Spain's Operation Skype takes down Olympic doping ring.

"A criminal network" that provided performance-enhancing drugs to athletes who tested positive at the 2008 Beijing Olympics and 2010 Vuelta a España, among other competitions, was dismantled according to a statement by Catalan regional police Mossos d'Esquadra, working alongside national police.

Spanish police have detained 10 people involved in an international doping network involving professional cycling and athletics.

"The established infrastructure in Spain is characterized by an organization that had many contacts in the world of elite sport," the statement read, adding the police had not discounted more arrests in an operation that has reportedly been nicknamed 'Operation Skype.'

The Mossos d'Esquadra said the ringleader was "Dr. Alberto BN" — reported to be former Liberty Seguros team doctor Alberto Beltrán Niño.
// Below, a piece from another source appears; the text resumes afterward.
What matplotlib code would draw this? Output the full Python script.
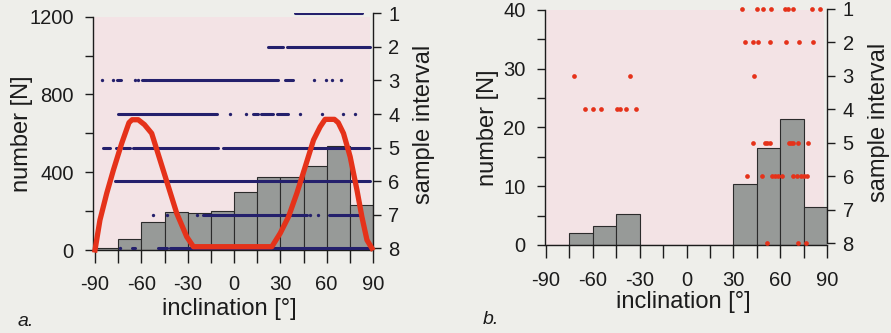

Beltran, who resides in Bahrain, previously worked for cycling teams Liberty Seguros and Xacobeo-Galicia and has been incarcerated since trying to board a flight from Madrid to Colombia on March 5.

Cesar Perez, the former trainer of world steeplechase champion Marta Domínguez who was arrested in December 2010's Operation Galgo, was also reported to have been detained.

Beltrán's international network included contacts in Morocco and Colombia in an operation based out of Barcelona. Among the drugs distributed were growth hormone EPO CERA and steroids.

Beltrán also worked for Xacobeo-Galicia, whose rider David Garcia tested positive for EPO at the 2010 Vuelta.

In 2009, Portuguese cyclist Nuno Ribeiro accused Beltran of injecting him with performance-enhancing drugs in the wake of his positive test for EPO CERA at the Tour of Portugal, which is also mentioned by the Mossos d'Esquadra.

The Mossos d'Esquadra said police began the investigation in the summer of 2011, monitoring a store in Barcelona that "presumably was related to the positive EPO of a Catalan athlete at the 2012 Spanish Championship." Middle distance runner Jose Luis Blanco appears to have aided the investigation after being banned for two years following a positive test at those same national championships.

"Given the proximity of the 2012 London Olympics, the group resolved to disband when the ringleader was in Spain," the statement said.